In practice, you just have to use some common senses and answer some simple questions like:
Do you want the implementation method to be public?
In some cases, it does not make sense to have all parameters at once as some of them might be exclusive.
Does the function with less parameters should call the one with more or vice versa? In the above case, it would make more sense to reverse the direction like this (only one case shown):
public int sum(int x, int y, int w)
{
return sum(x, y) + w;
}
Another fact is that when parameters are of different data types, there might not be a single order that make sense (and you don't necessarily want to use named parameters).
As proposes in one solution, the params alternative can make a lot of sense if you have more that a given number of parameters. For a case like an addition, you might provide optimized version for 2 or 3 parameters and the general one above that.

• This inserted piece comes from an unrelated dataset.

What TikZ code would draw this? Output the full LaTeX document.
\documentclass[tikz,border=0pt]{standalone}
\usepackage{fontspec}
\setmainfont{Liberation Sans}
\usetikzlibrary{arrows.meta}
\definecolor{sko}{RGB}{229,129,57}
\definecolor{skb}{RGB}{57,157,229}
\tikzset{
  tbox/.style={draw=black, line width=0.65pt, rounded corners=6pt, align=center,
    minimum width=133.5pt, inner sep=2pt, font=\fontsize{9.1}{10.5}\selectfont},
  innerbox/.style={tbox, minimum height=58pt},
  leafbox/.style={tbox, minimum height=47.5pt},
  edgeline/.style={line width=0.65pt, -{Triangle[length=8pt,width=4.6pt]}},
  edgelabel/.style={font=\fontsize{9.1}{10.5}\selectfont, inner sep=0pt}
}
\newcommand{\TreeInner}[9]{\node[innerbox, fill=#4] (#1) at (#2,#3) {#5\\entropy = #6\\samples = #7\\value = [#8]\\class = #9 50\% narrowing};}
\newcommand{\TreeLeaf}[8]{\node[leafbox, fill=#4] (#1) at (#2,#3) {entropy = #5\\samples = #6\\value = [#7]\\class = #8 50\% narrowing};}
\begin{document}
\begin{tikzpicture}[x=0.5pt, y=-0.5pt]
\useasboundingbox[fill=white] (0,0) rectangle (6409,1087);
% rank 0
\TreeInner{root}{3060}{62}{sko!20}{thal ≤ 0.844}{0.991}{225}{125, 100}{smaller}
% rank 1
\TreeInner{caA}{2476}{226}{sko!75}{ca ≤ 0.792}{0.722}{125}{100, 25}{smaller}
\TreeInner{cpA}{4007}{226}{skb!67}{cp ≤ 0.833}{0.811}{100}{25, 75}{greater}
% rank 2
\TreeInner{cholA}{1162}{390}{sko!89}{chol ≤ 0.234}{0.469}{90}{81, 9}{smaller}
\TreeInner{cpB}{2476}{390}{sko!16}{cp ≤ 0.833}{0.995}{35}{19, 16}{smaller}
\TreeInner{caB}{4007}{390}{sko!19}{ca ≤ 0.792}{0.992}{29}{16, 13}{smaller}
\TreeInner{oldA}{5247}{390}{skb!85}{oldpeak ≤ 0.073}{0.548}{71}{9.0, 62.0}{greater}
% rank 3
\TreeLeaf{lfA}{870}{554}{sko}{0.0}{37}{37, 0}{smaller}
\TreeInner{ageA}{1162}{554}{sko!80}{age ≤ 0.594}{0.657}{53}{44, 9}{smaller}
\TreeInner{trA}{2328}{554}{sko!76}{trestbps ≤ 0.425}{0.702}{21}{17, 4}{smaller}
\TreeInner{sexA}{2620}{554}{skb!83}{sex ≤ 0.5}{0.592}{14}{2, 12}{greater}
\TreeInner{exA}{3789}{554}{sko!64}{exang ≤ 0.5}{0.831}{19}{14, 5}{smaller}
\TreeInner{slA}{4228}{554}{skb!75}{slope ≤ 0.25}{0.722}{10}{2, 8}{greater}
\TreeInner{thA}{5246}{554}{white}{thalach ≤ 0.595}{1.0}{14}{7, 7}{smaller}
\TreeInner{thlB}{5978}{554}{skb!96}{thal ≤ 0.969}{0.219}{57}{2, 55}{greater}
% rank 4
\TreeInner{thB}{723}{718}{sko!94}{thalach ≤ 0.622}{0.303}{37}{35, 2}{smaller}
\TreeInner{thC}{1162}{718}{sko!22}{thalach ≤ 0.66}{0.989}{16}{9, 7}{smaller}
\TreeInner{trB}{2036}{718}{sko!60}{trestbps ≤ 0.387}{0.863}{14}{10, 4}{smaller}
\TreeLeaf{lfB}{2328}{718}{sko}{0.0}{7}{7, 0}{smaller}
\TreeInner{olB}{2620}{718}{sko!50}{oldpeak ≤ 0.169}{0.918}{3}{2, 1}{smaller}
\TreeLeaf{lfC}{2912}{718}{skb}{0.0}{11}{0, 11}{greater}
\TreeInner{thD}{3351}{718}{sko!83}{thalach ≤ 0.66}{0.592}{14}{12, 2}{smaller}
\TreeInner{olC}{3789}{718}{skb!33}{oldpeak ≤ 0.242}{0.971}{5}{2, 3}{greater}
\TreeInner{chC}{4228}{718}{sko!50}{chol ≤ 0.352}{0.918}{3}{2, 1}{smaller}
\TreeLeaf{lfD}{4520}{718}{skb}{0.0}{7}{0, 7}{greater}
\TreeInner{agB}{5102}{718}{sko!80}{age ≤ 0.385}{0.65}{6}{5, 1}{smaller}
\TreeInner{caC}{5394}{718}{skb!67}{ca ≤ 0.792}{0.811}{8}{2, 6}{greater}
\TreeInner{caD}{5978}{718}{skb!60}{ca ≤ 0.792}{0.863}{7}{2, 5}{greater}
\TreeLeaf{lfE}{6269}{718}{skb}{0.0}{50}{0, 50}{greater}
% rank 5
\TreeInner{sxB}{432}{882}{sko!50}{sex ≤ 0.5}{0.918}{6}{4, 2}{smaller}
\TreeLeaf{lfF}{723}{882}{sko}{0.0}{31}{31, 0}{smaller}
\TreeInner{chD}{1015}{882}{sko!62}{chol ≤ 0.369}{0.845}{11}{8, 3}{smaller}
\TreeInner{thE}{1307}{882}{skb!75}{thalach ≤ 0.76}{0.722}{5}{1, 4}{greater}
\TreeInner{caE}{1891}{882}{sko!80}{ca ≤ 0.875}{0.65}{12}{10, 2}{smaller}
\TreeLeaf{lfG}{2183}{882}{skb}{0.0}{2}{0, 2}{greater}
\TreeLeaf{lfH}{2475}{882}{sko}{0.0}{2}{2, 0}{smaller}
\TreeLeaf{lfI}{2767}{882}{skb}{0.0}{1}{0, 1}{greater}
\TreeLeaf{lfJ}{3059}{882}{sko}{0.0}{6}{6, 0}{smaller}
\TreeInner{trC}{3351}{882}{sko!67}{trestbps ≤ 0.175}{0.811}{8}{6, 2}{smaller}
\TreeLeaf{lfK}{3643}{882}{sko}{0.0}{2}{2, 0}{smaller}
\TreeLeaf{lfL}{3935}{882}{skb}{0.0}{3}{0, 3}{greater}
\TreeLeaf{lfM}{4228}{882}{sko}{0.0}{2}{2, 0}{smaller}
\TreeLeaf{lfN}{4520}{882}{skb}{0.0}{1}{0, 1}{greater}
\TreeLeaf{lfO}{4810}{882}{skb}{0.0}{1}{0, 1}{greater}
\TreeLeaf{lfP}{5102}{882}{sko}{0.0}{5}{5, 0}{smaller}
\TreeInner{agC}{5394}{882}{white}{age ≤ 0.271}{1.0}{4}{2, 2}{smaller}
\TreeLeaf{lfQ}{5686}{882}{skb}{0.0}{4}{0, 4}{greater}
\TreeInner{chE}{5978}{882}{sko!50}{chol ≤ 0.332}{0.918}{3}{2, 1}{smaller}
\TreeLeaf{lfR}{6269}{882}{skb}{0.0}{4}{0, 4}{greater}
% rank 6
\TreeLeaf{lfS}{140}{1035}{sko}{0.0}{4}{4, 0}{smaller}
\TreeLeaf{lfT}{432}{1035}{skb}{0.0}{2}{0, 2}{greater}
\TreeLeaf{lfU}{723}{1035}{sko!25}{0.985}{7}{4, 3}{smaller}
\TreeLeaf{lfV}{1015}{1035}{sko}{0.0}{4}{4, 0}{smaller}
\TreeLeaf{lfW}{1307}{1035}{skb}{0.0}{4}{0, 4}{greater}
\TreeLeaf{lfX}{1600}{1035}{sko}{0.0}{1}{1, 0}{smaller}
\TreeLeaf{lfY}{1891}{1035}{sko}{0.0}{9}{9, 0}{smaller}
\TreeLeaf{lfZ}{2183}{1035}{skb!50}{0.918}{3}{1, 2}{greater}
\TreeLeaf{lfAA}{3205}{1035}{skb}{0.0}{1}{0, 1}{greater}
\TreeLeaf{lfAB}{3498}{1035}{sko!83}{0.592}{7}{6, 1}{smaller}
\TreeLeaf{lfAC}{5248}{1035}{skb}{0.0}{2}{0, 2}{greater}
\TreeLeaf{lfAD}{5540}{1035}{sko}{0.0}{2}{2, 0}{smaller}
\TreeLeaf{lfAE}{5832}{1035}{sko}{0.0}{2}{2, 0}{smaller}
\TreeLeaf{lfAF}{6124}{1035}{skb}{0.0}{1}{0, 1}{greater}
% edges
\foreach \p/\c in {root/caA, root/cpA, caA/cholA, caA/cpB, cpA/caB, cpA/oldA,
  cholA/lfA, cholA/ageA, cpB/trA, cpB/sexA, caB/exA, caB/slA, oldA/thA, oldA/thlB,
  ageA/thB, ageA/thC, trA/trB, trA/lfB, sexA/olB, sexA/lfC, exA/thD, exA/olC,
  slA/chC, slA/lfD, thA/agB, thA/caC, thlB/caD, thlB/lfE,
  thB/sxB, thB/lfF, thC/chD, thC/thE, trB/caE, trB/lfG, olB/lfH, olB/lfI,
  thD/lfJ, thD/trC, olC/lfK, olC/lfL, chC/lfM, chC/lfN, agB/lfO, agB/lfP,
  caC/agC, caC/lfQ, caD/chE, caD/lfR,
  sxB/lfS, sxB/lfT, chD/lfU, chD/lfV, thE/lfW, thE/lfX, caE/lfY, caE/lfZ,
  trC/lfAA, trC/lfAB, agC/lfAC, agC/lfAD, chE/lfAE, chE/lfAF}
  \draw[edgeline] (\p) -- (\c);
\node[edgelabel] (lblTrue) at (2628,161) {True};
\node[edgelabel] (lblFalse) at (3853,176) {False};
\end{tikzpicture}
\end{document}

In practice, you also consider the amount of code. In an example like the one above where it take more code to call the other version and the code is trivial, I might simply write the whole addition in each overload particulary if the function are used a lot.

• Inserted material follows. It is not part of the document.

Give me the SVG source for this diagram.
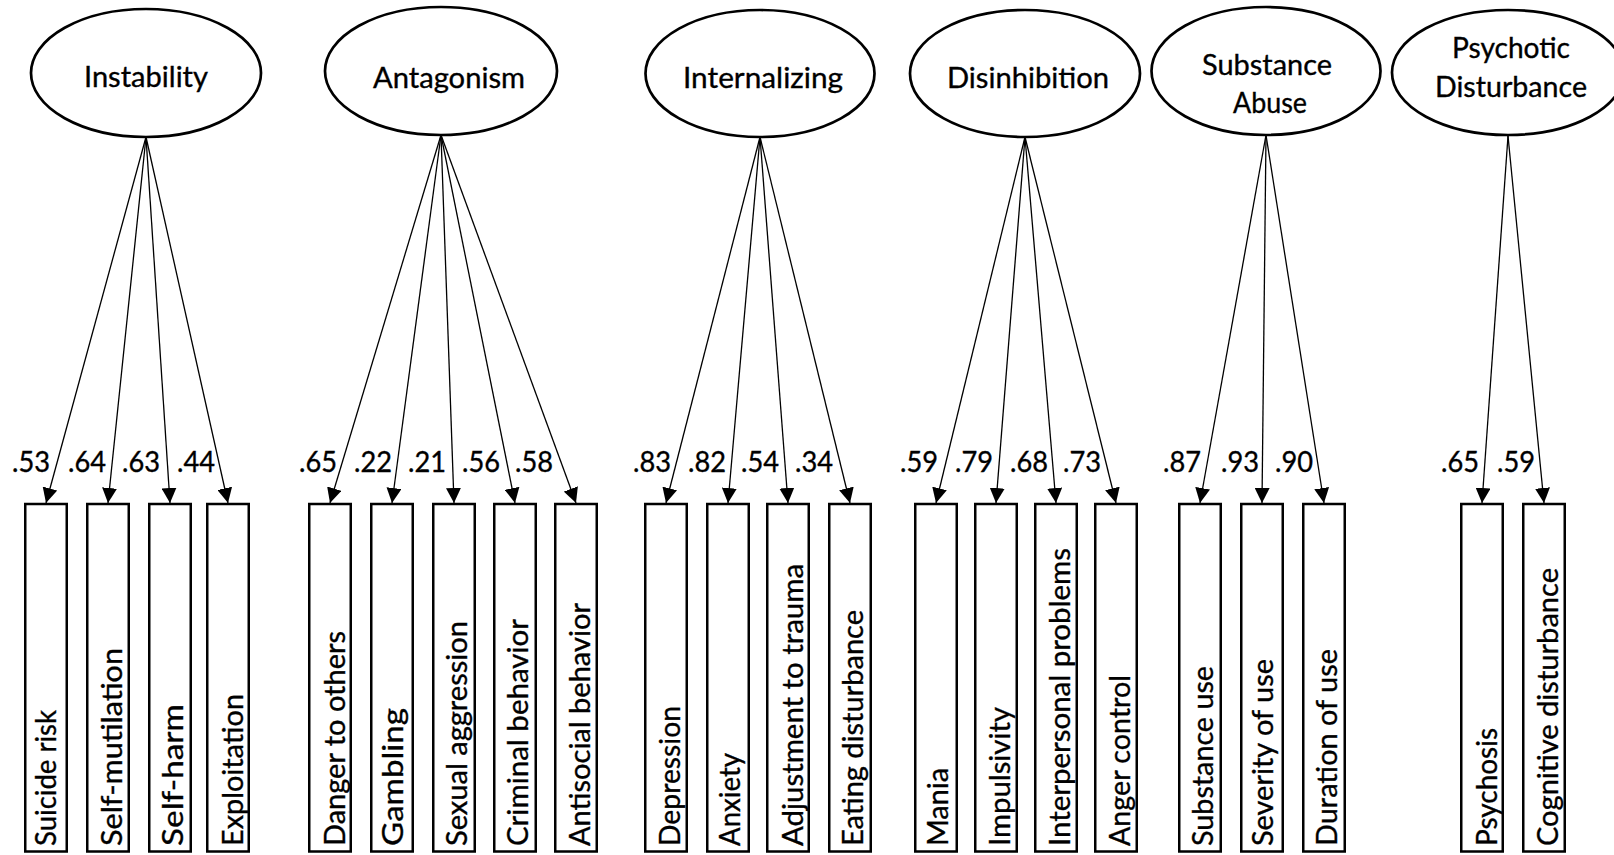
<svg xmlns="http://www.w3.org/2000/svg" width="1614" height="855" viewBox="0 0 1614 855">
<style>
.bg{fill:#ffffff}
.lat{fill:#ffffff;stroke:#000;stroke-width:2.7}
.box{fill:#ffffff;stroke:#000;stroke-width:2.5}
.t{font-family:Lato,"Liberation Sans",sans-serif;font-size:28.5px;fill:#000;stroke:#000;stroke-width:0.35px;text-anchor:middle}
.v{font-family:Lato,"Liberation Sans",sans-serif;font-size:28.5px;fill:#000;stroke:#000;stroke-width:0.35px}
.n{font-family:Lato,"Liberation Sans",sans-serif;font-size:28px;fill:#000;stroke:#000;stroke-width:0.35px}
#conn line{stroke:#000;stroke-width:1.3;fill:none;marker-end:url(#ah)}
</style>
<defs>
<marker id="ah" markerUnits="userSpaceOnUse" markerWidth="15" markerHeight="15" viewBox="0 0 15 15" refX="15" refY="7.5" orient="auto">
<path d="M0,0 L15,7.5 L0,15 z" fill="#000"/>
</marker>
</defs>
<rect class="bg" x="0" y="0" width="1614" height="855"/>

<g id="conn">
<line x1="146" y1="137" x2="46" y2="503"/>
<line x1="146" y1="137" x2="108" y2="503"/>
<line x1="146" y1="137" x2="170" y2="503"/>
<line x1="146" y1="137" x2="228" y2="503"/>
<line x1="441" y1="135" x2="330" y2="503"/>
<line x1="441" y1="135" x2="392" y2="503"/>
<line x1="441" y1="135" x2="454" y2="503"/>
<line x1="441" y1="135" x2="515" y2="503"/>
<line x1="441" y1="135" x2="576" y2="503"/>
<line x1="760" y1="137" x2="666" y2="503"/>
<line x1="760" y1="137" x2="728" y2="503"/>
<line x1="760" y1="137" x2="788" y2="503"/>
<line x1="760" y1="137" x2="850" y2="503"/>
<line x1="1025" y1="137" x2="936" y2="503"/>
<line x1="1025" y1="137" x2="996" y2="503"/>
<line x1="1025" y1="137" x2="1056" y2="503"/>
<line x1="1025" y1="137" x2="1116" y2="503"/>
<line x1="1266" y1="135" x2="1200" y2="503"/>
<line x1="1266" y1="135" x2="1262" y2="503"/>
<line x1="1266" y1="135" x2="1324" y2="503"/>
<line x1="1508" y1="136" x2="1482" y2="503"/>
<line x1="1508" y1="136" x2="1544" y2="503"/>
</g>

<g id="loadings">
<text class="n" x="12" y="472" textLength="38" lengthAdjust="spacingAndGlyphs">.53</text>
<text class="n" x="68" y="472" textLength="38" lengthAdjust="spacingAndGlyphs">.64</text>
<text class="n" x="122" y="472" textLength="38" lengthAdjust="spacingAndGlyphs">.63</text>
<text class="n" x="177" y="472" textLength="38" lengthAdjust="spacingAndGlyphs">.44</text>
<text class="n" x="299" y="472" textLength="38" lengthAdjust="spacingAndGlyphs">.65</text>
<text class="n" x="354" y="472" textLength="38" lengthAdjust="spacingAndGlyphs">.22</text>
<text class="n" x="408" y="472" textLength="38" lengthAdjust="spacingAndGlyphs">.21</text>
<text class="n" x="462" y="472" textLength="38" lengthAdjust="spacingAndGlyphs">.56</text>
<text class="n" x="515" y="472" textLength="38" lengthAdjust="spacingAndGlyphs">.58</text>
<text class="n" x="633" y="472" textLength="38" lengthAdjust="spacingAndGlyphs">.83</text>
<text class="n" x="688" y="472" textLength="38" lengthAdjust="spacingAndGlyphs">.82</text>
<text class="n" x="741" y="472" textLength="38" lengthAdjust="spacingAndGlyphs">.54</text>
<text class="n" x="795" y="472" textLength="38" lengthAdjust="spacingAndGlyphs">.34</text>
<text class="n" x="900" y="472" textLength="38" lengthAdjust="spacingAndGlyphs">.59</text>
<text class="n" x="955" y="472" textLength="38" lengthAdjust="spacingAndGlyphs">.79</text>
<text class="n" x="1010" y="472" textLength="38" lengthAdjust="spacingAndGlyphs">.68</text>
<text class="n" x="1063" y="472" textLength="38" lengthAdjust="spacingAndGlyphs">.73</text>
<text class="n" x="1163" y="472" textLength="38" lengthAdjust="spacingAndGlyphs">.87</text>
<text class="n" x="1221" y="472" textLength="38" lengthAdjust="spacingAndGlyphs">.93</text>
<text class="n" x="1275" y="472" textLength="38" lengthAdjust="spacingAndGlyphs">.90</text>
<text class="n" x="1441" y="472" textLength="38" lengthAdjust="spacingAndGlyphs">.65</text>
<text class="n" x="1497" y="472" textLength="38" lengthAdjust="spacingAndGlyphs">.59</text>
</g>

<g id="instability"><ellipse class="lat" cx="146" cy="73" rx="115" ry="64"/><text class="t" x="146" y="87" textLength="124" lengthAdjust="spacingAndGlyphs">Instability</text></g>
<g id="antagonism"><ellipse class="lat" cx="441" cy="71" rx="116" ry="64"/><text class="t" x="449" y="88" textLength="152" lengthAdjust="spacingAndGlyphs">Antagonism</text></g>
<g id="internalizing"><ellipse class="lat" cx="760" cy="73.5" rx="114.5" ry="63.5"/><text class="t" x="763" y="88" textLength="160" lengthAdjust="spacingAndGlyphs">Internalizing</text></g>
<g id="disinhibition"><ellipse class="lat" cx="1025" cy="73.5" rx="115" ry="63.5"/><text class="t" x="1028" y="88" textLength="162" lengthAdjust="spacingAndGlyphs">Disinhibition</text></g>
<g id="substance-abuse"><ellipse class="lat" cx="1266" cy="71" rx="114.5" ry="64"/><text class="t" x="1267" y="75" textLength="130" lengthAdjust="spacingAndGlyphs">Substance</text><text class="t" x="1270" y="113" textLength="74" lengthAdjust="spacingAndGlyphs">Abuse</text></g>
<g id="psychotic-disturbance"><ellipse class="lat" cx="1508" cy="72.5" rx="116" ry="62.5"/><text class="t" x="1511" y="58" textLength="118" lengthAdjust="spacingAndGlyphs">Psychotic</text><text class="t" x="1511" y="97" textLength="152" lengthAdjust="spacingAndGlyphs">Disturbance</text></g>

<g id="suicide-risk"><rect class="box" x="25.25" y="504" width="41.5" height="347.5"/><text class="v" transform="translate(56,846) rotate(-90)" textLength="136" lengthAdjust="spacingAndGlyphs">Suicide risk</text></g>
<g id="self-mutilation"><rect class="box" x="87.25" y="504" width="41.5" height="347.5"/><text class="v" transform="translate(122,846) rotate(-90)" textLength="198" lengthAdjust="spacingAndGlyphs">Self-mutilation</text></g>
<g id="self-harm"><rect class="box" x="149.25" y="504" width="41.5" height="347.5"/><text class="v" transform="translate(183,846) rotate(-90)" textLength="142" lengthAdjust="spacingAndGlyphs">Self-harm</text></g>
<g id="exploitation"><rect class="box" x="207.25" y="504" width="41.5" height="347.5"/><text class="v" transform="translate(243,846) rotate(-90)" textLength="152" lengthAdjust="spacingAndGlyphs">Exploitation</text></g>
<g id="danger-to-others"><rect class="box" x="309.25" y="504" width="41.5" height="347.5"/><text class="v" transform="translate(345,846) rotate(-90)" textLength="215" lengthAdjust="spacingAndGlyphs">Danger to others</text></g>
<g id="gambling"><rect class="box" x="371.25" y="504" width="41.5" height="347.5"/><text class="v" transform="translate(403,846) rotate(-90)" textLength="138" lengthAdjust="spacingAndGlyphs">Gambling</text></g>
<g id="sexual-aggression"><rect class="box" x="433.25" y="504" width="41.5" height="347.5"/><text class="v" transform="translate(467,846) rotate(-90)" textLength="225" lengthAdjust="spacingAndGlyphs">Sexual aggression</text></g>
<g id="criminal-behavior"><rect class="box" x="494.25" y="504" width="41.5" height="347.5"/><text class="v" transform="translate(528,846) rotate(-90)" textLength="227" lengthAdjust="spacingAndGlyphs">Criminal behavior</text></g>
<g id="antisocial-behavior"><rect class="box" x="555.25" y="504" width="41.5" height="347.5"/><text class="v" transform="translate(590,846) rotate(-90)" textLength="243" lengthAdjust="spacingAndGlyphs">Antisocial behavior</text></g>
<g id="depression"><rect class="box" x="645.25" y="504" width="41.5" height="347.5"/><text class="v" transform="translate(680,846) rotate(-90)" textLength="140" lengthAdjust="spacingAndGlyphs">Depression</text></g>
<g id="anxiety"><rect class="box" x="707.25" y="504" width="41.5" height="347.5"/><text class="v" transform="translate(740,846) rotate(-90)" textLength="93" lengthAdjust="spacingAndGlyphs">Anxiety</text></g>
<g id="adjustment-to-trauma"><rect class="box" x="767.25" y="504" width="41.5" height="347.5"/><text class="v" transform="translate(803,846) rotate(-90)" textLength="282" lengthAdjust="spacingAndGlyphs">Adjustment to trauma</text></g>
<g id="eating-disturbance"><rect class="box" x="829.25" y="504" width="41.5" height="347.5"/><text class="v" transform="translate(863,846) rotate(-90)" textLength="236" lengthAdjust="spacingAndGlyphs">Eating disturbance</text></g>
<g id="mania"><rect class="box" x="915.25" y="504" width="41.5" height="347.5"/><text class="v" transform="translate(948,846) rotate(-90)" textLength="78" lengthAdjust="spacingAndGlyphs">Mania</text></g>
<g id="impulsivity"><rect class="box" x="975.25" y="504" width="41.5" height="347.5"/><text class="v" transform="translate(1010,846) rotate(-90)" textLength="139" lengthAdjust="spacingAndGlyphs">Impulsivity</text></g>
<g id="interpersonal-problems"><rect class="box" x="1035.25" y="504" width="41.5" height="347.5"/><text class="v" transform="translate(1070,846) rotate(-90)" textLength="298" lengthAdjust="spacingAndGlyphs">Interpersonal problems</text></g>
<g id="anger-control"><rect class="box" x="1095.25" y="504" width="41.5" height="347.5"/><text class="v" transform="translate(1130,846) rotate(-90)" textLength="171" lengthAdjust="spacingAndGlyphs">Anger control</text></g>
<g id="substance-use"><rect class="box" x="1179.25" y="504" width="41.5" height="347.5"/><text class="v" transform="translate(1213,846) rotate(-90)" textLength="180" lengthAdjust="spacingAndGlyphs">Substance use</text></g>
<g id="severity-of-use"><rect class="box" x="1241.25" y="504" width="41.5" height="347.5"/><text class="v" transform="translate(1273,846) rotate(-90)" textLength="187" lengthAdjust="spacingAndGlyphs">Severity of use</text></g>
<g id="duration-of-use"><rect class="box" x="1303.25" y="504" width="41.5" height="347.5"/><text class="v" transform="translate(1337,846) rotate(-90)" textLength="197" lengthAdjust="spacingAndGlyphs">Duration of use</text></g>
<g id="psychosis"><rect class="box" x="1461.25" y="504" width="41.5" height="347.5"/><text class="v" transform="translate(1497,846) rotate(-90)" textLength="118" lengthAdjust="spacingAndGlyphs">Psychosis</text></g>
<g id="cognitive-disturbance"><rect class="box" x="1523.25" y="504" width="41.5" height="347.5"/><text class="v" transform="translate(1558,846) rotate(-90)" textLength="278" lengthAdjust="spacingAndGlyphs">Cognitive disturbance</text></g>
</svg>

Also, default values are not always simple constants so overload might sometime make sense because you might get the value using some code. And in cases like a virtual function, I would generally avoid default parameters and only have the implementation function virtual.
Another point would be the validation you might do on parameters or the usefullness of finding specific references or add a breakpoint only in a specific case.
Thus except for some trivial cases where it does not matter much, common sense should tell the more appropriate solution.